PROBLEM DETAILS
Locate every line in the records below that holds the word "this" and return each one.

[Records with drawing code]
- - -

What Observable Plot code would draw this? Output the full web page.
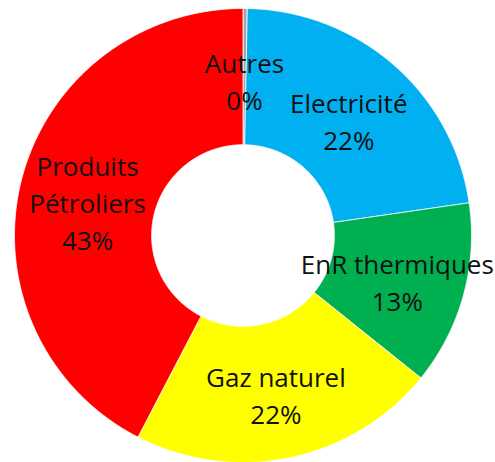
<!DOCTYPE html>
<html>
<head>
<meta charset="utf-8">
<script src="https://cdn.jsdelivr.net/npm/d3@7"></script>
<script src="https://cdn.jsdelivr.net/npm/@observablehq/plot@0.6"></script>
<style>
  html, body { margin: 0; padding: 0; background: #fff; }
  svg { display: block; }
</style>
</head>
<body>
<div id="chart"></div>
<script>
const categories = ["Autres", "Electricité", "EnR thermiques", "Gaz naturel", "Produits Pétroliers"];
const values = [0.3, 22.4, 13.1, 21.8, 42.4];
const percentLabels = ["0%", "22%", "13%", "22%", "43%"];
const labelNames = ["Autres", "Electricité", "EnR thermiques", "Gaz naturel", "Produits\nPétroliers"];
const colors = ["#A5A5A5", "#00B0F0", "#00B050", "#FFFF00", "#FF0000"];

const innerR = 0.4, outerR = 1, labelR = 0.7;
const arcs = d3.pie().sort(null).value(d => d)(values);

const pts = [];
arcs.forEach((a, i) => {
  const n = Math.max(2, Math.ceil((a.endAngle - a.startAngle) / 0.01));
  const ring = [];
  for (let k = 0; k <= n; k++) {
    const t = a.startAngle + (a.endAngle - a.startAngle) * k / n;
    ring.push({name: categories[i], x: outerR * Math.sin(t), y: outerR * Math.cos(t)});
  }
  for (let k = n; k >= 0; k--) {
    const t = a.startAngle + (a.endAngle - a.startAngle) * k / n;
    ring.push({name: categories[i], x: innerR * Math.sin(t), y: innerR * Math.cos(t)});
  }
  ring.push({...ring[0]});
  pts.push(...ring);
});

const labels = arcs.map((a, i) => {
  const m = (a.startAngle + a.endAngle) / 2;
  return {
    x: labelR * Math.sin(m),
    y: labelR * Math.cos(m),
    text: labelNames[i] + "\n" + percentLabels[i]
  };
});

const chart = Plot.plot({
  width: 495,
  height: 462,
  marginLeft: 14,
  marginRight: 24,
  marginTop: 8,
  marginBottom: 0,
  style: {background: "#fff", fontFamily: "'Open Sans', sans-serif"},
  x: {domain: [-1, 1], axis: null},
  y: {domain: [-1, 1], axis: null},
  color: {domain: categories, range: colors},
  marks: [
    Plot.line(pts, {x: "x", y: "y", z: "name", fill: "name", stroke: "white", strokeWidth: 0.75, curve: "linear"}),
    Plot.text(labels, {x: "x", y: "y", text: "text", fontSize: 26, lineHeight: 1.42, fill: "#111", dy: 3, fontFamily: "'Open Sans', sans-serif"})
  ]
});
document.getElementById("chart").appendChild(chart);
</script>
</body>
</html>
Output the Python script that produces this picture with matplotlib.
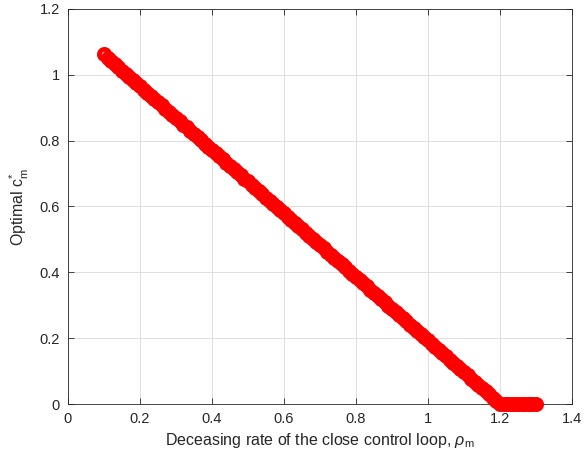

- - -

EXERCISE OUTPUT
What Observable Plot code would draw this? Output the full web page.
Output the Python script that produces this picture with matplotlib.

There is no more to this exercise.